July 2, 2003


Blizg is another one of these blog-affinity finders. It looks for “ICBM” location data (as popularized by GeoURL) and Keywords in your headers, and finds proximate and topically-related blogs for you. Nice. Although it would be more powerful if it could extract keywords from the stuff you actually post about, rather than the stuff you mention in your meta-data.

Adventures in biomechanical translation

Machine translation (MT) is the bugbear of the professional translator. Machine-assisted translation (MAT) is a more devious, and perhaps more pernicious bugbear. Machine translation takes the translator out of the process entirely; machine-assisted translation makes use of the translator’s expertise to create patterns of source/target sentence pairs, and attempts to extrapolate these patterns through the source text. Translation agencies then use the “match rate” as a way to chisel the translator on payments.
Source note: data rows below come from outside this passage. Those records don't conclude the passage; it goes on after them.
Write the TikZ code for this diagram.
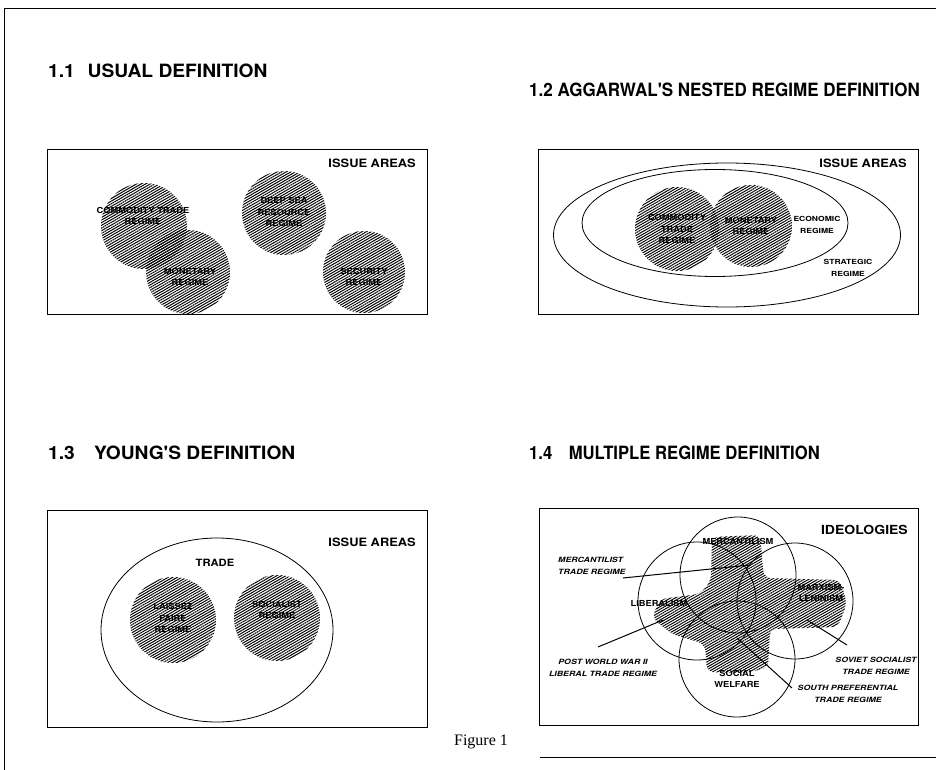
\documentclass[tikz,border=0pt]{standalone}
\usepackage{fontspec}
\setsansfont{TeX Gyre Heros}
\newfontfamily\titlef[FakeStretch=0.93]{TeX Gyre Heros}
\newfontfamily\titlen[FakeStretch=0.91]{TeX Gyre Heros}
\newfontfamily\titlew[FakeStretch=1.05]{TeX Gyre Heros}
\newfontfamily\labf[FakeStretch=1.12]{TeX Gyre Heros}
\newfontfamily\smlf[FakeStretch=1.22]{TeX Gyre Heros}
\newfontfamily\capf{Liberation Serif}
\usetikzlibrary{patterns.meta,shapes.geometric}
\begin{document}
\begin{tikzpicture}[x=1pt,y=-1pt,
  frameline/.style={line width=0.8pt},
  panel/.style={draw,line width=0.9pt},
  hatch/.style={pattern={Lines[angle=30,distance=2.3pt,line width=1pt]},pattern color=black},
  hcirc/.style={circle,hatch,inner sep=0pt,minimum size=#1},
  ring/.style={draw,line width=0.8pt},
  title/.style={anchor=west,inner sep=0pt,font=\titlef\bfseries\fontsize{18.3}{18}\selectfont},
  titlewide/.style={title,font=\titlew\bfseries\fontsize{18.3}{18}\selectfont},
  titlenarrow/.style={title,font=\titlen\bfseries\fontsize{18.3}{18}\selectfont},
  corner/.style={anchor=east,inner sep=0pt,font=\labf\bfseries\fontsize{11.5}{12}\selectfont},
  lab/.style={align=center,inner sep=0pt,font=\labf\bfseries\fontsize{8.3}{11.5}\selectfont},
  slab/.style={align=center,inner sep=0pt,font=\smlf\bfseries\fontsize{7}{12}\selectfont},
  ilab/.style={align=center,inner sep=0pt,font=\smlf\bfseries\itshape\fontsize{7.2}{12.5}\selectfont},
  leader/.style={line width=1pt}
]
\useasboundingbox (0,0) rectangle (936,770);
% outer frame
\draw[frameline] (936,8) -- (4,8) -- (4,770);
\draw[frameline] (540,757) -- (936,757);

% titles
\node[titlewide] (t1) at (48,71) {1.1\hspace{0.7em}USUAL DEFINITION};
\node[title] (t2) at (529,90) {1.2 AGGARWAL'S NESTED REGIME DEFINITION};
\node[titlewide] (t3) at (48,453) {1.3\hspace{1.05em}YOUNG'S DEFINITION};
\node[titlenarrow] (t4) at (529,453) {1.4\hspace{0.9em}MULTIPLE REGIME DEFINITION};

% ---------- panel 1.1
\draw[panel] (47,149) rectangle (427,314);
\node[corner] (ia1) at (416,163) {ISSUE AREAS};
\node[hcirc=86pt] (c11) at (144,226) {};
\node[hcirc=84pt] (c12) at (188,272) {};
\node[hcirc=84pt] (c13) at (284,213) {};
\node[hcirc=82pt] (c14) at (364,272) {};
\node[lab] (l11) at (143,216) {COMMODITY TRADE\\REGIME};
\node[lab] (l12) at (190,277) {MONETARY\\REGIME};
\node[lab] (l13) at (284,212) {DEEP SEA\\RESOURCE\\REGIME};
\node[lab] (l14) at (364,277) {SECURITY\\REGIME};

% ---------- panel 1.2
\draw[panel] (538,149) rectangle (918,314);
\node[corner] (ia2) at (907,163) {ISSUE AREAS};
\node[ring,ellipse,minimum width=347pt,minimum height=144pt,inner sep=0pt] (e21) at (727,235) {};
\node[ring,ellipse,minimum width=266pt,minimum height=107pt,inner sep=0pt] (e22) at (715,223) {};
\node[hcirc=84pt] (c21) at (677,229) {};
\node[hcirc=82pt] (c22) at (751,226) {};
\node[lab] (l21) at (677,229) {COMMODITY\\TRADE\\REGIME};
\node[lab] (l22) at (751,226) {MONETARY\\REGIME};
\node[slab] (l23) at (817,225) {ECONOMIC\\REGIME};
\node[slab] (l24) at (848,268) {STRATEGIC\\REGIME};

% ---------- panel 1.3
\draw[panel] (47,510) rectangle (427,727);
\node[corner] (ia3) at (416,542) {ISSUE AREAS};
\node[ring,ellipse,minimum width=232pt,minimum height=184pt,inner sep=0pt] (e31) at (217,630) {};
\node[lab,font=\labf\bfseries\fontsize{10}{11}\selectfont] (l30) at (215,563) {TRADE};
\node[hcirc=86pt] (c31) at (173,620) {};
\node[hcirc=86pt] (c32) at (277,618) {};
\node[lab] (l31) at (173,618) {LAISSEZ\\FAIRE\\REGIME};
\node[lab] (l32) at (277,610) {SOCIALIST\\REGIME};

% ---------- panel 1.4
\draw[panel] (539,508) rectangle (918,725);
\node[corner,font=\labf\bfseries\fontsize{12.5}{13}\selectfont] (id4) at (908,530) {IDEOLOGIES};
\fill[hatch,rounded corners=7pt]
  (712,537) -- (760,535) -- (764,578) -- (840,580) -- (847,603) -- (838,627)
  -- (770,629) -- (768,668) -- (745,673) -- (707,672) -- (705,644) -- (672,634)
  -- (652,618) -- (660,599) -- (700,594) -- (711,581) -- cycle;
\node[ring,circle,minimum size=116pt,inner sep=0pt] (cm) at (738,575) {};
\node[ring,circle,minimum size=118pt,inner sep=0pt] (cl) at (697,601) {};
\node[ring,circle,minimum size=116pt,inner sep=0pt] (cx) at (795,601) {};
\node[ring,circle,minimum size=116pt,inner sep=0pt] (cs) at (737,659) {};
\node[lab] (lm) at (738,541) {MERCANTILISM};
\node[lab] (ll) at (659,603) {LIBERALISM};
\node[lab] (lx) at (821,593) {MARXISM-\\LENINISM};
\node[lab] (ls) at (737,679) {SOCIAL\\WELFARE};

\node[ilab,align=left,anchor=west] (rm) at (558,566) {MERCANTILIST\\TRADE REGIME};
\node[ilab] (rp) at (603,668) {POST WORLD WAR II\\LIBERAL TRADE REGIME};
\node[ilab] (rv) at (876,666) {SOVIET SOCIALIST\\TRADE REGIME};
\node[ilab] (rs) at (848,694) {SOUTH PREFERENTIAL\\TRADE REGIME};

\coordinate (m0) at (623,578);
\coordinate (m1) at (750,565);
\coordinate (p0) at (598,647);
\coordinate (p1) at (663,620);
\coordinate (v0) at (847,645);
\coordinate (v1) at (807,620);
\coordinate (s0) at (792,688);
\coordinate (s1) at (737,638);
\draw[leader] (m0) -- (m1);
\draw[leader] (p0) -- (p1);
\draw[leader] (v0) -- (v1);
\draw[leader] (s0) -- (s1);

% caption
\node[inner sep=0pt,font=\capf\fontsize{16}{16}\selectfont] (cap) at (481,742) {Figure 1};
\end{tikzpicture}
\end{document}
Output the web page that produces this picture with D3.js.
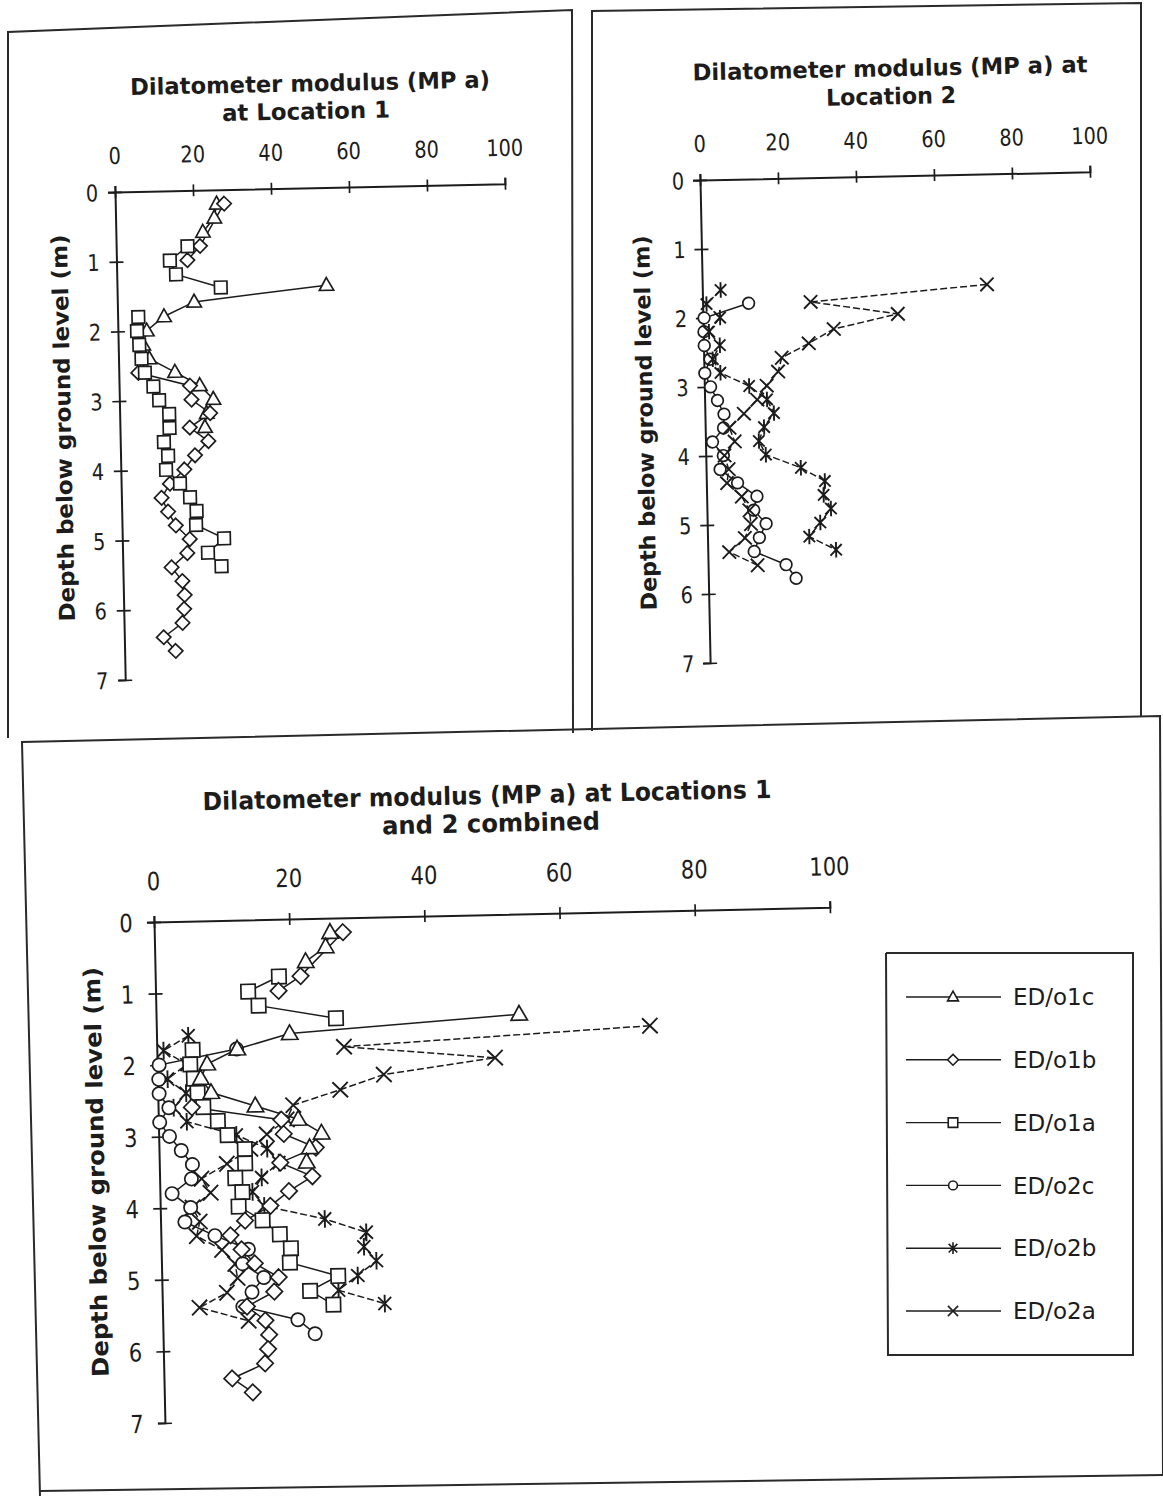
<!DOCTYPE html>
<html>
<head>
<meta charset="utf-8">
<script src="https://cdn.jsdelivr.net/npm/d3@7"></script>
<style>
  body { margin: 0; background: #fff; }
  svg { display: block; }
</style>
</head>
<body>
<svg id="chart" width="1163" height="1496"></svg>
<script>
// Dilatometer modulus (MPa) against depth below ground level (m).
// Readings are every 0.2 m; null marks a depth with no reading (line break).

const xTicks = [0, 20, 40, 60, 80, 100];
const yTicks = [0, 1, 2, 3, 4, 5, 6, 7];

// Location 1
const o1cDepth = [0.2, 0.4, 0.6, 0.8, 1.0, 1.2, 1.4, 1.6, 1.8, 2.0, 2.2, 2.4, 2.6, 2.8, 3.0, 3.2, 3.4];
const o1cValue = [26.0, 25.3, 22.3, null, null, null, 53.7, 19.7, 11.9, 7.4, 6.4, 7.9, 14.4, 20.7, 24.1, 22.3, 21.8];

const o1bDepth = [0.2, 0.8, 1.0, 1.2, 2.6, 2.8, 3.0, 3.2, 3.4, 3.6, 3.8, 4.0, 4.2, 4.4, 4.6, 4.8, 5.0, 5.2, 5.4, 5.6, 5.8, 6.0, 6.2, 6.4, 6.6];
const o1bValue = [27.9, 21.5, 18.2, null, 5.0, 18.2, 18.5, 23.2, 17.9, 22.6, 19.1, 16.3, 12.5, 10.3, 11.9, 13.8, 17.3, 16.6, 12.5, 15.2, 15.7, 15.5, 15.0, 10.1, 13.1];

const o1aDepth = [0.8, 1.0, 1.2, 1.4, 1.6, 1.8, 2.0, 2.2, 2.4, 2.6, 2.8, 3.0, 3.2, 3.4, 3.6, 3.8, 4.0, 4.2, 4.4, 4.6, 4.8, 5.0, 5.2, 5.4];
const o1aValue = [18.3, 13.7, 15.2, 26.6, null, 5.3, 4.9, 5.4, 5.9, 6.7, 8.8, 10.2, 12.7, 12.7, 11.2, 12.2, 11.6, 15.1, 17.6, 19.2, 19.0, 26.1, 21.9, 25.3];

// Location 2
const o2cDepth = [1.8, 2.0, 2.2, 2.4, 2.6, 2.8, 3.0, 3.2, 3.4, 3.6, 3.8, 4.0, 4.2, 4.4, 4.6, 4.8, 5.0, 5.2, 5.4, 5.6, 5.8];
const o2cValue = [11.8, 0.3, 0.2, 0.2, 1.6, 0.2, 1.6, 3.3, 4.9, 4.7, 1.8, 4.5, 3.6, 8.0, 12.9, 12.0, 15.1, 13.3, 11.9, 20.0, 22.5];

const o2bDepth = [1.6, 1.8, 2.0, 2.2, 2.4, 2.6, 2.8, 3.0, 3.2, 3.4, 3.6, 3.8, 4.0, 4.2, 4.4, 4.6, 4.8, 5.0, 5.2, 5.4];
const o2bValue = [4.7, 1.0, 4.4, 1.5, 4.2, 2.3, 4.2, 11.5, 16.0, 17.7, 15.1, 13.7, 15.4, 24.3, 30.4, 30.0, 31.8, 29.0, 26.1, 32.9];

const o2aDepth = [1.6, 1.8, 2.0, 2.2, 2.4, 2.6, 2.8, 3.0, 3.2, 3.4, 3.6, 3.8, 4.0, 4.2, 4.4, 4.6, 4.8, 5.0, 5.2, 5.4, 5.6];
const o2aValue = [73.0, 27.7, 50.0, 33.5, 27.0, 20.0, 19.0, 16.0, 13.5, 10.0, 6.2, 7.5, 4.8, 5.8, 5.3, 9.0, 10.9, 11.2, 9.6, 5.5, 12.7];

const seriesNames = ["ED/o1c", "ED/o1b", "ED/o1a", "ED/o2c", "ED/o2b", "ED/o2a"];

const series = {
  "ED/o1c": { depth: o1cDepth, value: o1cValue, marker: "triangle" },
  "ED/o1b": { depth: o1bDepth, value: o1bValue, marker: "diamond" },
  "ED/o1a": { depth: o1aDepth, value: o1aValue, marker: "square" },
  "ED/o2c": { depth: o2cDepth, value: o2cValue, marker: "circle" },
  "ED/o2b": { depth: o2bDepth, value: o2bValue, marker: "asterisk", dash: "7,3" },
  "ED/o2a": { depth: o2aDepth, value: o2aValue, marker: "cross", dash: "7,3" }
};

const INK = "#1c1c1c";
const FONT = "'DejaVu Sans', 'Noto Sans', sans-serif";

const svg = d3.select("#chart");

// Outline of a marker of the given type, k = scale factor
function markerPath(type, k) {
  const p = d3.path();
  const s = 6 * k;
  switch (type) {
    case "triangle":
      p.moveTo(0, -6.8 * k); p.lineTo(6.4 * k, 4.6 * k); p.lineTo(-6.4 * k, 4.6 * k); p.closePath(); break;
    case "diamond":
      p.moveTo(0, -6.4 * k); p.lineTo(6.4 * k, 0); p.lineTo(0, 6.4 * k); p.lineTo(-6.4 * k, 0); p.closePath(); break;
    case "square":
      p.rect(-5.6 * k, -5.6 * k, 11.2 * k, 11.2 * k); break;
    case "circle":
      p.moveTo(5.2 * k, 0); p.arc(0, 0, 5.2 * k, 0, 2 * Math.PI); break;
    case "cross":
      p.moveTo(-s, -s); p.lineTo(s, s); p.moveTo(-s, s); p.lineTo(s, -s); break;
    case "asterisk":
      p.moveTo(-s * 0.85, -s * 0.85); p.lineTo(s * 0.85, s * 0.85);
      p.moveTo(-s * 0.85, s * 0.85); p.lineTo(s * 0.85, -s * 0.85);
      p.moveTo(0, -s * 1.15); p.lineTo(0, s * 1.15); break;
  }
  return p.toString();
}

function rows(name) {
  const s = series[name];
  return s.depth.map((d, i) => ({ depth: d, value: s.value[i] }));
}

function drawPanel(cfg) {
  const rad = cfg.angle * Math.PI / 180;
  const [ox, oy] = cfg.origin;
  // page position -> panel-local position (inverse of the panel rotation)
  const toLocal = (sx, sy) => {
    const dx = sx - ox, dy = sy - oy;
    return [dx * Math.cos(rad) + dy * Math.sin(rad), -dx * Math.sin(rad) + dy * Math.cos(rad)];
  };

  const g = svg.append("g")
    .attr("transform", `translate(${ox},${oy}) rotate(${cfg.angle})`);

  const x = d3.scaleLinear().domain([0, 100]).range([0, cfg.width]);
  const y = d3.scaleLinear().domain([0, 7]).range([0, cfg.height]);

  // Modulus axis along the top
  const gx = g.append("g").call(
    d3.axisTop(x).tickValues(xTicks).tickSizeOuter(0).tickSize(6).tickFormat(d3.format("d"))
  );
  gx.select(".domain").attr("stroke", INK).attr("stroke-width", 2);
  gx.selectAll(".tick line").attr("y1", 6).attr("stroke", INK).attr("stroke-width", 1.7);
  gx.selectAll(".tick text")
    .attr("y", null).attr("dy", null)
    .attr("transform", `translate(0,${cfg.xLabelY}) scale(0.84,1)`)
    .attr("font-family", FONT).attr("font-size", cfg.tickFont).attr("fill", INK);

  // Depth axis down the left
  const gy = g.append("g").call(
    d3.axisLeft(y).tickValues(yTicks).tickSizeOuter(0).tickSize(7).tickFormat(d3.format("d"))
  );
  gy.select(".domain").attr("stroke", INK).attr("stroke-width", 2);
  gy.selectAll(".tick line").attr("x1", 7).attr("stroke", INK).attr("stroke-width", 1.7);
  gy.selectAll(".tick text")
    .attr("x", null).attr("dy", "0.36em").attr("text-anchor", "middle")
    .attr("transform", `translate(${cfg.yLabelX},0) scale(0.84,1)`)
    .attr("font-family", FONT).attr("font-size", cfg.tickFont).attr("fill", INK);
  gx.attr("font-family", null).attr("font-size", null);
  gy.attr("font-family", null).attr("font-size", null);

  // Title lines
  cfg.title.forEach(t => {
    const [lx, ly] = toLocal(t.cx, t.cy);
    g.append("text")
      .attr("x", lx).attr("y", ly).attr("dy", "0.36em")
      .attr("text-anchor", "middle")
      .attr("font-family", FONT).attr("font-weight", "bold")
      .attr("font-size", cfg.titleFont).attr("fill", INK)
      .attr("textLength", t.len).attr("lengthAdjust", "spacingAndGlyphs")
      .text(t.text);
  });

  // Depth axis title
  {
    const [lx, ly] = toLocal(cfg.yTitle.cx, cfg.yTitle.cy);
    g.append("text")
      .attr("transform", `translate(${lx},${ly}) rotate(-90)`)
      .attr("dy", "0.36em")
      .attr("text-anchor", "middle")
      .attr("font-family", FONT).attr("font-weight", "bold")
      .attr("font-size", cfg.yTitleFont).attr("fill", INK)
      .attr("textLength", cfg.yTitle.len).attr("lengthAdjust", "spacingAndGlyphs")
      .text("Depth below ground level (m)");
  }

  const line = d3.line()
    .defined(d => d.value != null)
    .x(d => x(d.value))
    .y(d => y(d.depth));

  cfg.series.forEach(name => {
    const s = series[name];
    g.append("path")
      .datum(rows(name))
      .attr("fill", "none")
      .attr("stroke", INK)
      .attr("stroke-width", 1.5)
      .attr("stroke-dasharray", s.dash || null)
      .attr("d", line);
  });

  cfg.series.forEach(name => {
    const s = series[name];
    const open = !(s.marker === "cross" || s.marker === "asterisk");
    g.append("g").selectAll("path")
      .data(rows(name).filter(d => d.value != null))
      .join("path")
      .attr("transform", d => `translate(${x(d.value)},${y(d.depth)})`)
      .attr("d", markerPath(s.marker, cfg.markerScale))
      .attr("fill", open ? "#fff" : "none")
      .attr("stroke", INK)
      .attr("stroke-width", open ? 1.7 : 1.9);
  });
}

// Panel frames
const frames = [
  [[8, 738], [8, 32], [572, 10], [573, 733]],
  [[592, 731], [592, 11], [1141, 3], [1141, 716]],
  [[40, 1496], [22, 742], [1160, 716], [1163, 1474]],
  [[40, 1491], [1163, 1475]]
];
svg.append("g").selectAll("path")
  .data(frames)
  .join("path")
  .attr("d", d => d3.line()(d))
  .attr("fill", "none")
  .attr("stroke", "#2a2a2a")
  .attr("stroke-width", 2);

drawPanel({
  origin: [115, 192], angle: -1.2, width: 390, height: 488,
  series: ["ED/o1c", "ED/o1b", "ED/o1a"], markerScale: 1.12,
  tickFont: 23, titleFont: 23, yTitleFont: 22, xLabelY: -28, yLabelX: -23,
  title: [
    { text: "Dilatometer modulus  (MP a)", cx: 310, cy: 83, len: 360 },
    { text: "at Location 1", cx: 306, cy: 111, len: 168 }
  ],
  yTitle: { cx: 63, cy: 428, len: 387 }
});

drawPanel({
  origin: [700, 180], angle: -1.2, width: 390, height: 483,
  series: ["ED/o2c", "ED/o2b", "ED/o2a"], markerScale: 1.12,
  tickFont: 23, titleFont: 23, yTitleFont: 22, xLabelY: -28, yLabelX: -22,
  title: [
    { text: "Dilatometer modulus  (MP a) at", cx: 890, cy: 68, len: 395 },
    { text: "Location 2", cx: 891, cy: 96, len: 130 }
  ],
  yTitle: { cx: 645, cy: 423, len: 375 }
});

drawPanel({
  origin: [154, 922], angle: -1.25, width: 676, height: 501,
  series: ["ED/o2a", "ED/o2b", "ED/o2c", "ED/o1a", "ED/o1b", "ED/o1c"], markerScale: 1.28,
  tickFont: 25, titleFont: 25, yTitleFont: 23, xLabelY: -32, yLabelX: -28,
  title: [
    { text: "Dilatometer modulus  (MP a) at Locations 1", cx: 487, cy: 795, len: 569 },
    { text: "and 2 combined", cx: 491, cy: 823, len: 218 }
  ],
  yTitle: { cx: 96, cy: 1172, len: 410 }
});

// Legend
const legend = svg.append("g");
legend.append("path")
  .attr("d", d3.line()([[886, 953], [1133, 953], [1133, 1355], [888, 1355], [886, 953]]))
  .attr("fill", "none").attr("stroke", "#2a2a2a").attr("stroke-width", 2);

const legendY = d3.scalePoint().domain(seriesNames).range([997, 1311]);
const items = legend.selectAll("g.item")
  .data(seriesNames)
  .join("g")
  .attr("class", "item")
  .attr("transform", d => `translate(0,${legendY(d)})`);
items.append("line")
  .attr("x1", 906).attr("x2", 1001).attr("y1", 0).attr("y2", 0)
  .attr("stroke", INK).attr("stroke-width", 1.4);
items.append("path")
  .attr("transform", "translate(953,0)")
  .attr("d", d => markerPath(series[d].marker, 0.85))
  .attr("fill", d => (series[d].marker === "cross" || series[d].marker === "asterisk") ? "none" : "#fff")
  .attr("stroke", INK).attr("stroke-width", 1.6);
items.append("text")
  .attr("x", 1013).attr("y", 0).attr("dy", "0.36em")
  .attr("font-family", FONT).attr("font-size", 23).attr("fill", INK)
  .text(d => d);
</script>
</body>
</html>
Most of the work that I do is not very amenable to MAT (if I used it at all)–my guesstimate is that most of my jobs would have less than a 10% match rate overall. But the job I’m doing right now would be highly amenable to MAT: it’s programming document where a given sentence may be repeated 50 times, with minor variations in predictable spots.

The job was sent to me as a series of MS Word files, which I manually concatenated into one. Word search/replace tools are relatively limited, but BBEdit has a powerful implementation of GREP. So, after much gnashing of teeth, I managed to export a usable HTML file from Word, and cleaned it up. This in itself could be the subject of an even-more-tiresomely long post, which I will spare everyone from reading, and myself from reliving.

Once I got the file whipped into a shape I could stand looking at, I started working out GREP patterns. Some of these were highly productive–one pass would translate 40 or so sentences. Some would only do the one I was looking at. So I’ve been manually reproducing the MAT process, and getting pretty good at GREP syntax to boot. But as I work on it, there’s always a nagging feeling that if I understood that syntax better, I could produce more generalized patterns that would capture more sentences. The ultimate, of course, would be the hideously convoluted pattern that would be required to translate the entire document in one pass–which starts getting into Chomsky territory.

Postscript: I finished that job. What started out as 28 Word files weighing in at a total of 1.2 MB wound up–when I finished concatenating, exporting to HTML, cleaning up, translating, and compressing with Gzip–as a 17.1 KB file. Amazing.